▸ **STATED TASK**
Locate the string "with" throughout the material and copy every line in which it occurs.

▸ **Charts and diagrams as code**
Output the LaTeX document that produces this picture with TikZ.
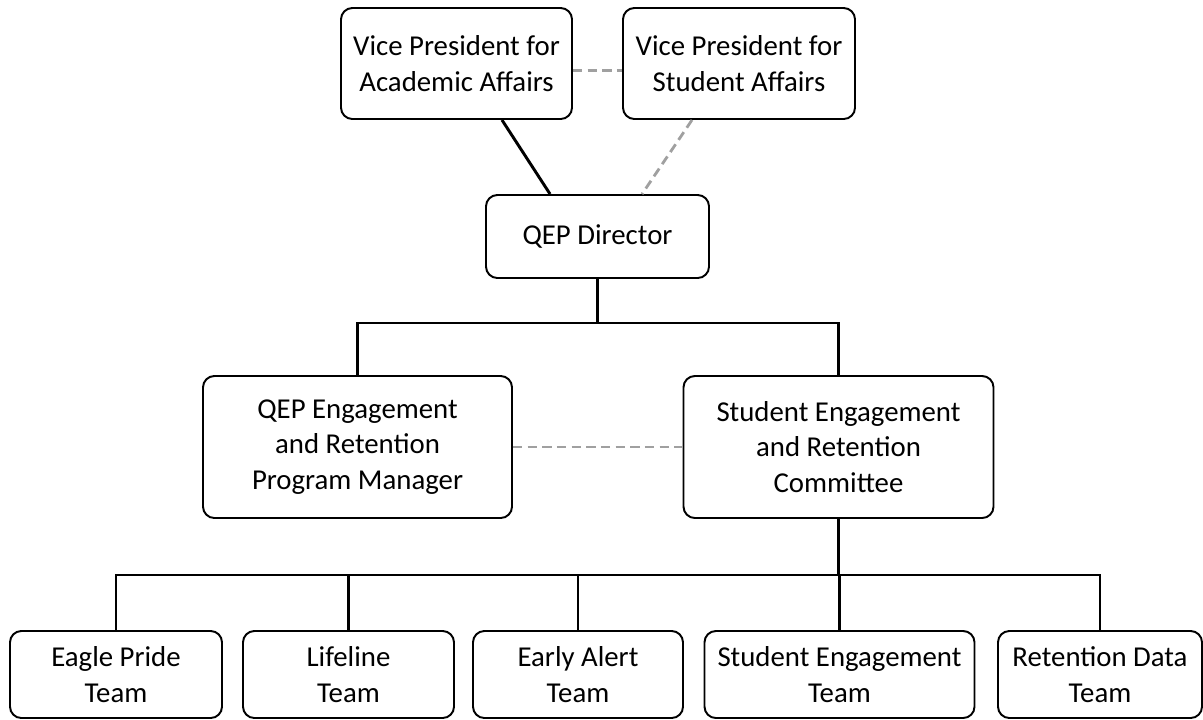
\documentclass[tikz,border=0pt]{standalone}
\usepackage{fontspec}
\setmainfont{Carlito}
\usetikzlibrary{calc}
\definecolor{dashgray}{HTML}{A0A0A0}
\tikzset{
  box/.style={draw=black, line width=1.45pt, rounded corners=8.5pt, fill=white,
    inner sep=0pt, align=center, font=\fontsize{21.6}{26.6}\selectfont},
  link/.style={draw=black, line width=2.2pt},
  dlink/.style={draw=dashgray, line width=2.1pt, dash pattern=on 7pt off 4pt},
}
\begin{document}
\begin{tikzpicture}[x=0.75pt,y=-0.75pt]
\useasboundingbox[fill=white] (0,0) rectangle (1203,719);
% top
\node[box, minimum width=173.25pt, minimum height=83.25pt] (vpaa) at (456.5,63.5) {Vice President for\\Academic Affairs};
\node[box, minimum width=174pt, minimum height=83.25pt] (vpsa) at (739,63.5) {Vice President for\\Student Affairs};
\node[box, minimum width=167.25pt, minimum height=62.25pt] (dir) at (597.5,236.5) {QEP Director};
% middle
\node[box, minimum width=231.75pt, minimum height=106.5pt] (pm) at (357.5,447) {QEP Engagement\\and Retention\\Program Manager};
\node[box, minimum width=232.5pt, minimum height=106.5pt] (serc) at (838.5,447) {Student Engagement\\and Retention\\Committee};
% bottom
\node[box, minimum width=159pt, minimum height=65.25pt] (eagle) at (116,674.5) {Eagle Pride\\Team};
\node[box, minimum width=158.25pt, minimum height=65.25pt] (life) at (348.5,674.5) {Lifeline\\Team};
\node[box, minimum width=157.5pt, minimum height=65.25pt] (early) at (578,674.5) {Early Alert\\Team};
\node[box, minimum width=202.5pt, minimum height=65.25pt] (set) at (839.5,674.5) {Student Engagement\\Team};
\node[box, minimum width=153pt, minimum height=65.25pt] (ret) at (1100,674.5) {Retention Data\\Team};
% connectors top
\draw[dlink] ([yshift=-5pt]vpaa.east) -- ([yshift=-5pt]vpsa.west);
\draw[link] ([xshift=34.1pt]vpaa.south) -- ([xshift=-35.6pt]dir.north);
\draw[dlink] ([xshift=-35.25pt]vpsa.south) -- ([xshift=33.4pt]dir.north);
% director to middle
\coordinate (b1) at (597.5,323);
\draw[link] (dir.south) -- (b1);
\draw[link] (pm.north) |- (b1) -| (serc.north);
\draw[dlink] (pm.east) -- (serc.west);
% committee to teams
\coordinate (b2) at (838.5,575);
\draw[link] (serc.south) -- (b2);
\draw[link] (eagle.north) |- (b2) -| (ret.north);
\draw[link] (life.north) -- (life.north |- b2);
\draw[link] (early.north) -- (early.north |- b2);
\draw[link] (set.north) -- (set.north |- b2);
\end{tikzpicture}
\end{document}
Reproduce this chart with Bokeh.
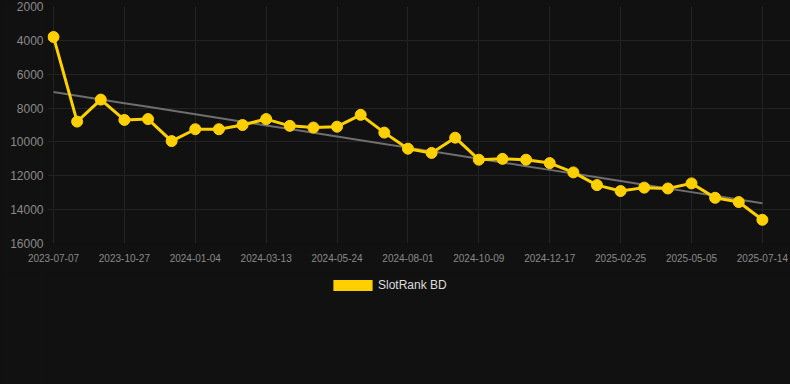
import numpy as np
from bokeh.plotting import figure
from bokeh.layouts import column
from bokeh.models import (Range1d, FixedTicker, Legend, LegendItem, ColumnDataSource)
from bokeh.embed import file_html
from bokeh.resources import INLINE

# ---- data ----
tick_labels = ["2023-07-07", "2023-10-27", "2024-01-04", "2024-03-13", "2024-05-24",
               "2024-08-01", "2024-10-09", "2024-12-17", "2025-02-25", "2025-05-05",
               "2025-07-14"]
rank = [3800, 8800, 7500, 8700, 8650, 9950, 9250, 9250, 9000, 8650,
        9050, 9150, 9100, 8400, 9450, 10400, 10650, 9750, 11050, 11000,
        11050, 11250, 11800, 12550, 12900, 12700, 12750, 12450, 13300, 13550,
        14600]
series_name = "SlotRank BD"
y_ticks = [2000, 4000, 6000, 8000, 10000, 12000, 14000, 16000]

idx = np.arange(len(rank))
slope, intercept = np.polyfit(idx, rank, 1)
trend = slope * idx + intercept

BG = "#111111"
GRID = "#232323"
GOLD = "#FFD000"
TXT = "#8a8a8a"

p = figure(frame_width=743, frame_height=237, output_backend="svg", toolbar_location=None,
           x_range=Range1d(-0.254, 31.19), y_range=Range1d(16000, 2000),
           min_border_left=47, min_border_right=0, min_border_top=6,
           min_border_bottom=30)
p.background_fill_color = BG
p.border_fill_color = BG
p.outline_line_color = None

# axes
p.xaxis.ticker = FixedTicker(ticks=list(range(0, len(rank), 3)))
p.xaxis.major_label_overrides = {i * 3: lab for i, lab in enumerate(tick_labels)}
p.yaxis.ticker = FixedTicker(ticks=y_ticks)
for ax in (p.xaxis[0], p.yaxis[0]):
    ax.axis_line_color = None
    ax.major_tick_line_color = None
    ax.minor_tick_line_color = None
    ax.major_tick_out = 0
    ax.minor_tick_out = 0
    ax.major_label_text_color = TXT
    ax.major_label_text_font = "Liberation Sans"
p.xaxis.major_label_text_font_size = "10px"
p.yaxis.major_label_text_font_size = "12px"
p.xaxis.major_label_standoff = 10
p.yaxis.major_label_standoff = 4

p.xgrid.grid_line_color = GRID
p.ygrid.grid_line_color = GRID
p.xgrid.ticker = FixedTicker(ticks=list(range(0, len(rank), 3)))
p.ygrid.ticker = FixedTicker(ticks=y_ticks)

# trend line
p.line(idx, trend, line_color="#6e6e6e", line_width=2)

# series
src = ColumnDataSource(dict(x=idx, y=rank))
p.line("x", "y", source=src, line_color=GOLD, line_width=3)
p.scatter("x", "y", source=src, size=11, fill_color=GOLD, line_color=GOLD)

# legend strip (separate figure below the chart; its frame aligns with the chart's)
q = figure(width=790, height=111, output_backend="svg", toolbar_location=None,
           x_axis_type=None, y_axis_type=None,
           x_range=Range1d(0, 1), y_range=Range1d(0, 1),
           min_border_left=0, min_border_right=0, min_border_top=0, min_border_bottom=0)
q.background_fill_color = BG
q.border_fill_color = BG
q.outline_line_color = None
q.grid.visible = False
# swatch renderer kept outside the visible range; only its legend glyph is seen
leg_r = q.rect(x=[5], y=[5], width=1, height=1, fill_color=GOLD, line_color=None)
legend = Legend(items=[LegendItem(label=series_name, renderers=[leg_r])],
                location=(281, 92), orientation="horizontal",
                glyph_width=49, glyph_height=14, label_standoff=1,
                label_text_font="Liberation Sans", label_text_font_size="12px",
                label_text_color="#dddddd", background_fill_alpha=0,
                border_line_color=None, padding=0, margin=0, spacing=0)
q.add_layout(legend, "center")

layout = column(p, q, spacing=0)

html = file_html(layout, INLINE)
html = html.replace("<head>", "<head><style>body{background:#111111;}</style>", 1)
open("out.html", "w").write(html)
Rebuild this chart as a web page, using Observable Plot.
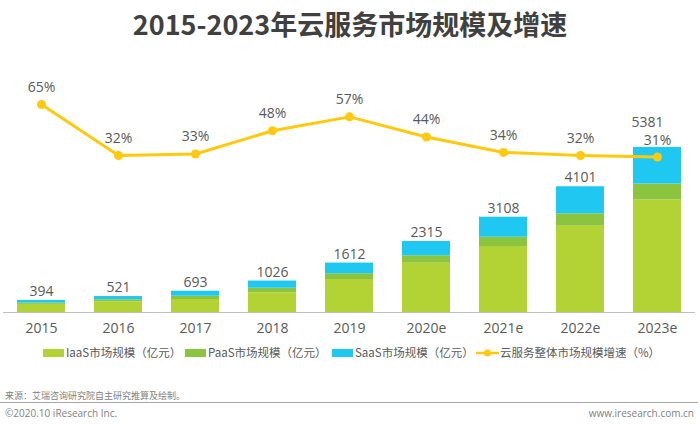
<!DOCTYPE html>
<html><head><meta charset="utf-8">
<script src="https://cdn.jsdelivr.net/npm/d3@7"></script>
<script src="https://cdn.jsdelivr.net/npm/@observablehq/plot@0.6"></script>
<style>
body{margin:0;background:#fff;font-family:"Noto Sans CJK SC","Open Sans",sans-serif;}
#wrap{position:relative;width:700px;height:427px;overflow:hidden;}
#title{position:absolute;left:0;top:0;width:700px;height:46px;text-align:center;font-size:27px;font-weight:bold;color:#404040;line-height:48px;}
#chart{position:absolute;left:0;top:46px;width:700px;height:300px;}
#chart svg{position:absolute;left:0;top:0;}
#legend{position:absolute;left:0;top:342px;width:700px;height:20px;font-size:11.5px;color:#595959;}
.li{position:absolute;top:0;line-height:20px;white-space:nowrap;}
.sw{display:inline-block;width:21px;height:8px;vertical-align:middle;margin-right:2px;position:relative;top:-1px;}
#src{position:absolute;left:5px;top:389px;font-size:9px;color:#7f7f7f;}
#sep{position:absolute;left:0;top:402px;width:698px;height:1px;background:#a6a6a6;}
#copy{position:absolute;left:5px;top:406px;font-size:10px;color:#7f7f7f;font-family:"Open Sans",sans-serif;}
#web{position:absolute;right:6px;top:406px;font-size:10px;color:#7f7f7f;font-family:"Open Sans",sans-serif;}
</style></head>
<body>
<div id="wrap">
<div id="title">2015-2023年云服务市场规模及增速</div>
<div id="chart"></div>
<div id="legend"></div>
<div id="src">来源：艾瑞咨询研究院自主研究推算及绘制。</div>
<div id="sep"></div>
<div id="copy">©2020.10 iResearch Inc.</div>
<div id="web">www.iresearch.com.cn</div>
</div>
<script>
const years = ["2015","2016","2017","2018","2019","2020e","2021e","2022e","2023e"];
const iaas = [265, 350, 424, 642, 1076, 1608, 2153, 2815, 3670];
const paas = [42, 66, 108, 150, 186, 241, 303, 404, 520];
const saas = [87, 105, 161, 234, 350, 466, 652, 882, 1191];
const totals = [394, 521, 693, 1026, 1612, 2315, 3108, 4101, 5381];
const growth = [65, 32, 33, 48, 57, 44, 34, 32, 31];

const seriesNames = ["IaaS市场规模（亿元）","PaaS市场规模（亿元）","SaaS市场规模（亿元）"];
const colors = ["#B3D334","#8BC53F","#1FC8F0"];
const lineColor = "#FFC90E";

const rows = [];
years.forEach((y,i)=>{
  rows.push({year:y, s:seriesNames[0], v:iaas[i]});
  rows.push({year:y, s:seriesNames[1], v:paas[i]});
  rows.push({year:y, s:seriesNames[2], v:saas[i]});
});
const totRows = years.map((y,i)=>({year:y, t:totals[i]}));
const gRows = years.map((y,i)=>({year:y, g:growth[i]}));

const W = 700, H = 300;
const common = {
  width: W, height: H, marginLeft: 3, marginRight: 5, marginTop: 20, marginBottom: 34,
  style: {fontFamily: '"Open Sans","Noto Sans CJK SC",sans-serif', background: "transparent"}
};
const xOpt = {type:"band", domain: years, paddingInner: 0.377, paddingOuter: 0.18, align: 0.5};

const bars = Plot.plot({
  ...common,
  x: {...xOpt, label: null, tickSize: 0, tickPadding: 11},
  y: {domain: [0, 8023], axis: null},
  color: {domain: seriesNames, range: colors},
  marks: [
    Plot.barY(rows, {x: "year", y: "v", fill: "s", order: seriesNames, inset: 0}),
    Plot.ruleY([0], {stroke: "#bfbfbf", strokeWidth: 1.2}),
    Plot.text(totRows.filter(d=>d.year!=="2023e"), {x: "year", y: "t", text: d=>String(d.t), dy: -9, fill: "#595959", fontSize: 14}),
    Plot.text(totRows.filter(d=>d.year==="2023e"), {x: "year", y: "t", text: d=>String(d.t), dy: -25, dx: -10, fill: "#595959", fontSize: 14}),
    Plot.axisX({tickSize: 0, tickPadding: 11, fontSize: 14, fill: "#595959", label: null})
  ]
});

const line = Plot.plot({
  ...common,
  x: {...xOpt, axis: null},
  y: {domain: [-69.6, 89.6], axis: null},
  marks: [
    Plot.lineY(gRows, {x: "year", y: "g", stroke: lineColor, strokeWidth: 3}),
    Plot.dot(gRows, {x: "year", y: "g", fill: lineColor, r: 4.5}),
    Plot.text(gRows, {x: "year", y: "g", text: d=>d.g+"%", dy: -17, fill: "#595959", fontSize: 14})
  ]
});
document.getElementById("chart").append(bars, line);

// legend
const leg = document.getElementById("legend");
const items = [
  {x: 43, type: "sw", c: colors[0], t: seriesNames[0]},
  {x: 185, type: "sw", c: colors[1], t: seriesNames[1]},
  {x: 332, type: "sw", c: colors[2], t: seriesNames[2]},
  {x: 476, type: "line", c: lineColor, t: "云服务整体市场规模增速（%）"}
];
items.forEach(it=>{
  const d = document.createElement("div");
  d.className = "li"; d.style.left = it.x + "px";
  if (it.type === "sw") {
    d.innerHTML = `<span class="sw" style="background:${it.c}"></span>${it.t}`;
  } else {
    d.innerHTML = `<svg width="23" height="10" style="vertical-align:middle;margin-right:1px;position:relative;top:-1px"><line x1="0" x2="23" y1="5" y2="5" stroke="${it.c}" stroke-width="2.5"/><circle cx="11.5" cy="5" r="3.5" fill="${it.c}"/></svg>${it.t}`;
  }
  leg.append(d);
});
</script>
</body></html>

▸ **SOLUTION TO THE PROBLEM**
Output the LaTeX document that produces this picture with TikZ.
Reproduce this chart with Bokeh.
# legend strip (separate figure below the chart; its frame aligns with the chart's)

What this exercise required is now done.